When using the .021” tip, as stated before, a large volume of paint can be applied quickly. Unless you are very careful, there can be and usually is a great deal of over-spray and splatter. If there are items in your attic you don’t want ruined by over-spray and drips it is important to cover these items with a plastic painter’s tarp. I would recommend you get the cheap disposable kind and cover everything you want to protect before starting the painting operation. Don’t worry about any drips and spray that lands on the insulation, it won’t hurt it and may even add some additional protection.

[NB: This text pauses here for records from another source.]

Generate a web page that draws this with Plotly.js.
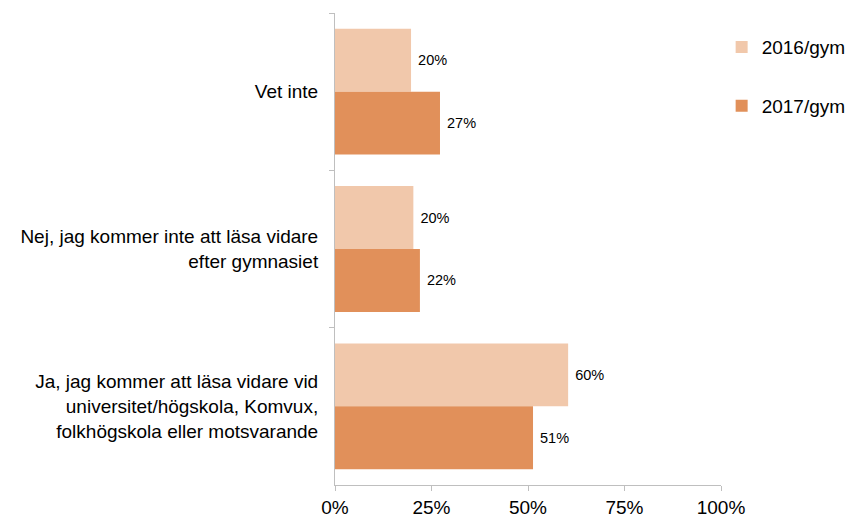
<!DOCTYPE html>
<html>
<head>
<meta charset="utf-8">
<script src="https://cdn.plot.ly/plotly-3.0.1.min.js"></script>
<style>html,body{margin:0;padding:0;background:#fff;}#chart{width:852px;height:520px;}</style>
</head>
<body>
<div id="chart"></div>
<script>
const categories = [
  "Vet inte",
  "Nej, jag kommer inte att läsa vidare<br>efter gymnasiet",
  "Ja, jag kommer att läsa vidare vid<br>universitet/högskola, Komvux,<br>folkhögskola eller motsvarande"
];
const seriesNames = ["2016/gym", "2017/gym"];
const values2016 = [19.7, 20.3, 60.4];
const values2017 = [27.2, 22.0, 51.3];
const labels2016 = ["20%", "20%", "60%"];
const labels2017 = ["27%", "22%", "51%"];
const xTickVals = [0, 25, 50, 75, 100];
const xTickText = ["0%", "25%", "50%", "75%", "100%"];

const font = "Liberation Sans, Arial, sans-serif";
const pad = "\u00a0";

const traces = [
  {
    type: "bar", orientation: "h", name: seriesNames[0],
    y: categories, x: values2016,
    text: labels2016.map(t => pad + t), textposition: "outside",
    textfont: {family: font, size: 14.5, color: "#000"},
    marker: {color: "#F1C8AB"}, legendgroup: "a", cliponaxis: false,
    hoverinfo: "x+name"
  },
  {
    type: "bar", orientation: "h", name: seriesNames[1],
    y: categories, x: values2017,
    text: labels2017.map(t => pad + t), textposition: "outside",
    textfont: {family: font, size: 14.5, color: "#000"},
    marker: {color: "#E1905A"}, legendgroup: "b", cliponaxis: false,
    hoverinfo: "x+name"
  }
];

const layout = {
  width: 852, height: 520,
  margin: {l: 335, r: 131, t: 13, b: 35, autoexpand: false},
  paper_bgcolor: "#fff", plot_bgcolor: "#fff",
  barmode: "group", bargap: 0.2, bargroupgap: 0,
  font: {family: font, size: 19, color: "#000"},
  showlegend: true,
  legend: {
    xref: "container", yref: "container",
    x: 0.847, xanchor: "left", y: 0.946, yanchor: "top",
    traceorder: "grouped", tracegroupgap: 31,
    font: {family: font, size: 19, color: "#000"},
    bgcolor: "rgba(0,0,0,0)"
  },
  xaxis: {
    range: [0, 100], tickvals: xTickVals, ticktext: xTickText,
    showgrid: false, zeroline: false,
    showline: true, linecolor: "#BFBFBF", linewidth: 1,
    ticks: "outside", ticklen: 5, tickcolor: "#BFBFBF",
    tickfont: {family: font, size: 19, color: "#000"}
  },
  yaxis: {
    type: "category", categoryorder: "array", categoryarray: categories,
    autorange: "reversed",
    showgrid: false, zeroline: false,
    showline: true, linecolor: "#BFBFBF", linewidth: 1,
    ticks: "outside", ticklen: 5, tickcolor: "#BFBFBF", tickson: "boundaries",
    ticklabelstandoff: 12,
    tickfont: {family: font, size: 19, color: "#000"}
  }
};

Plotly.newPlot("chart", traces, layout, {staticPlot: true, displayModeBar: false});
</script>
</body>
</html>
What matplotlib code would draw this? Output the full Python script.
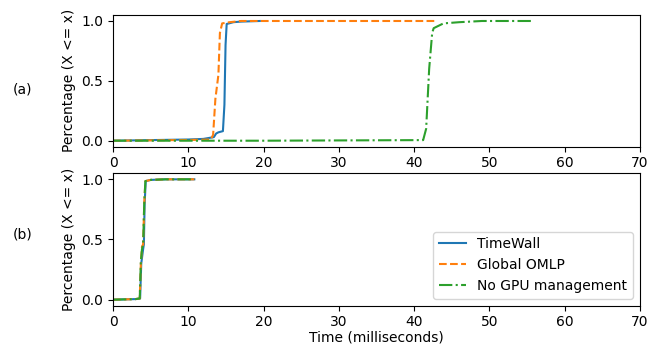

There have been concerns voiced about where to place the paint pump when spraying with an air-less sprayer. Pulling the pump and several buckets of paint into the attic only complicates the operation. It is much easier to add the hose to your equipment and have a helper monitor the pump and change paint buckets when necessary. With enough hose to reach the entire attic without moving the pump and leaving the pump on the floor below the attic access door, you will have less to move around, nothing more than yourself to fall through the ceiling and clean-up is much simpler.
Applying a radiant barrier to your attic is great way to begin to save energy money. With good planning and attention to a few details, you can make an unpleasant job safe, quick and get great results!